The amendment was offered to the budget resolution that serves as the blueprint for Congress' budget priorities in fiscal 2008. The budget resolution sets overall spending targets for the Appropriations committees and outlines other budget rules.

His amendment would slash some $18 billion in federal spending across a broad array of programs, including those related to natural gas technology, migrant farm workers, health professions, radiation exposure and screening, and many others.

"Congress should prioritize funding programs that perform well. Ineffective programs, in particular, should be scrutinized to determine if the resources they use could be better spent elsewhere and if their goals could be achieved through another means," Allard said.

In opposing the amendment, Budget Committee Chairman Kent Conrad, D-N.D., said he doesn't necessarily disagree with the thrust of the amendment, but opposes it because the budget resolution is not the appropriate place to offer the amendment.

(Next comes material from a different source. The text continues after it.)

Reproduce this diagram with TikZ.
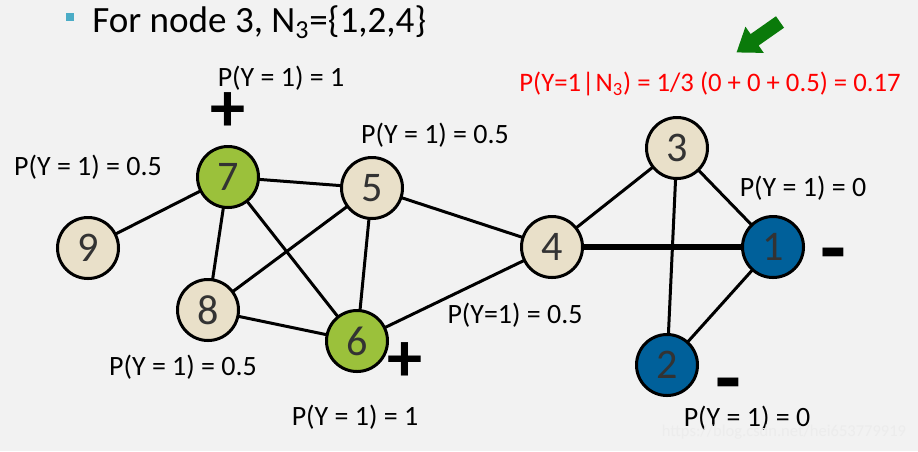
\documentclass[tikz,border=0pt]{standalone}
\usepackage{fontspec}
\setmainfont{Carlito}
\definecolor{bgcol}{HTML}{F2F2F2}
\definecolor{beigecol}{HTML}{E9E0C9}
\definecolor{greencol}{HTML}{9BC13B}
\definecolor{bluecol}{HTML}{00609A}
\definecolor{bulletcol}{HTML}{4BACC6}
\definecolor{arrowcol}{HTML}{0A7A0A}
\tikzset{
  vertex/.style={circle,draw=black,line width=0.06cm,minimum size=1.22cm,inner sep=0pt,
    text=black!80,font=\fontsize{24}{24}\selectfont},
  plainnode/.style={vertex,fill=beigecol},
  posnode/.style={vertex,fill=greencol},
  negnode/.style={vertex,fill=bluecol},
  edge/.style={line width=0.06cm},
  prob/.style={inner sep=0pt,font=\fontsize{15.9}{18}\selectfont},
  sign/.style={inner sep=0pt,font=\fontsize{40}{40}\selectfont\bfseries},
  minussign/.style={inner sep=0pt,font=\fontsize{48}{48}\selectfont\bfseries}
}
\begin{document}
\begin{tikzpicture}
  \useasboundingbox[fill=bgcol] (0,0) rectangle (18.36,-9.02);
  {
  % Heading line
  \fill[bulletcol] (1.32,-0.26) rectangle (1.48,-0.42);%
  \node[anchor=west,inner sep=0pt,font=\fontsize{21.1}{24}\selectfont] (title) at (1.84,-0.44)
    {For node 3, N\textsubscript{3}=\{1,2,4\}};%

  % Drawing the edges
  \coordinate (c7) at (4.56,-3.54);%
  \coordinate (c5) at (7.44,-3.76);%
  \coordinate (c9) at (1.76,-4.96);%
  \coordinate (c8) at (4.16,-6.20);%
  \coordinate (c6) at (7.14,-6.82);%
  \coordinate (c4) at (11.04,-4.94);%
  \coordinate (c3) at (13.54,-2.96);%
  \coordinate (c1) at (15.46,-4.94);%
  \coordinate (c2) at (13.34,-7.30);%
  \draw[edge] (c9) -- (c7);%
  \draw[edge] (c7) -- (c5);%
  \draw[edge] (c7) -- (c8);%
  \draw[edge] (c7) -- (c6);%
  \draw[edge] (c5) -- (c8);%
  \draw[edge] (c5) -- (c6);%
  \draw[edge] (c5) -- (c4);%
  \draw[edge] (c8) -- (c6);%
  \draw[edge] (c6) -- (c4);%
  \draw[edge] (c4) -- (c3);%
  \draw[line width=0.12cm] (c4) -- (c1);%
  \draw[edge] (c3) -- (c1);%
  \draw[edge] (c3) -- (c2);%
  \draw[edge] (c1) -- (c2);%

  % Marking the nodes
  \node[posnode]   (n7) at (c7) {7};%
  \node[plainnode] (n5) at (c5) {5};%
  \node[plainnode] (n9) at (c9) {9};%
  \node[plainnode] (n8) at (c8) {8};%
  \node[posnode]   (n6) at (c6) {6};%
  \node[plainnode] (n4) at (c4) {4};%
  \node[plainnode] (n3) at (c3) {3};%
  \node[negnode]   (n1) at (c1) {1};%
  \node[negnode]   (n2) at (c2) {2};%

  % Probability labels
  \node[prob] (p7) at (5.62,-1.56) {P(Y = 1) = 1};%
  \node[prob] (p9) at (1.76,-3.34) {P(Y = 1) = 0.5};%
  \node[prob] (p5) at (8.70,-2.70) {P(Y = 1) = 0.5};%
  \node[prob] (p8) at (3.66,-7.34) {P(Y = 1) = 0.5};%
  \node[prob] (p6) at (7.10,-8.34) {P(Y = 1) = 1};%
  \node[prob] (p4) at (10.30,-6.30) {P(Y=1) = 0.5};%
  \node[prob] (p1) at (16.06,-3.76) {P(Y = 1) = 0};%
  \node[prob] (p2) at (14.94,-8.36) {P(Y = 1) = 0};%

  % Signs of the labelled nodes
  \node[sign] (s7) at (4.56,-2.24) {+};%
  \node[sign] (s6) at (8.10,-7.24) {+};%
  \node[minussign] (s1) at (16.66,-5.24) {-};%
  \node[minussign] (s2) at (14.56,-7.84) {-};%

  % Result for node 3
  \node[prob,text=red,font=\fontsize{15.2}{18}\selectfont] (res) at (14.20,-1.68)
    {P(Y=1{\kern0.04em}|{\kern0.04em}N\textsubscript{3}) = 1/3 (0 + 0 + 0.5) = 0.17};%
  \fill[arrowcol,shift={(15.60,-0.44)},rotate=215]
    (0,-0.14) -- (0.62,-0.14) -- (0.62,-0.32) -- (1.06,0) -- (0.62,0.32) -- (0.62,0.14) -- (0,0.14) -- cycle;%

  % Watermark
  \node[inner sep=0pt,text=white!85!gray,font=\fontsize{9.4}{10}\selectfont] (wm) at (15.68,-8.64)
    {https://blog.csdn.net/hei653779919};%
  }
\end{tikzpicture}
\end{document}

"Unfortunately, a budget resolution cannot assure the right things would be cut. As you know, we don't really have that power. We just give a block of money to the Appropriations Committee and they decide how to spend it," Conrad said.

Democrats were successful in defeating the amendment with a resounding vote of 33-64. Fifteen Republicans sided with Democrats to vote the amendment down. Thus, the budget resolution went forward without language that would have cut spending for 47 programs rated as "ineffective" by the Office of Management and Budget.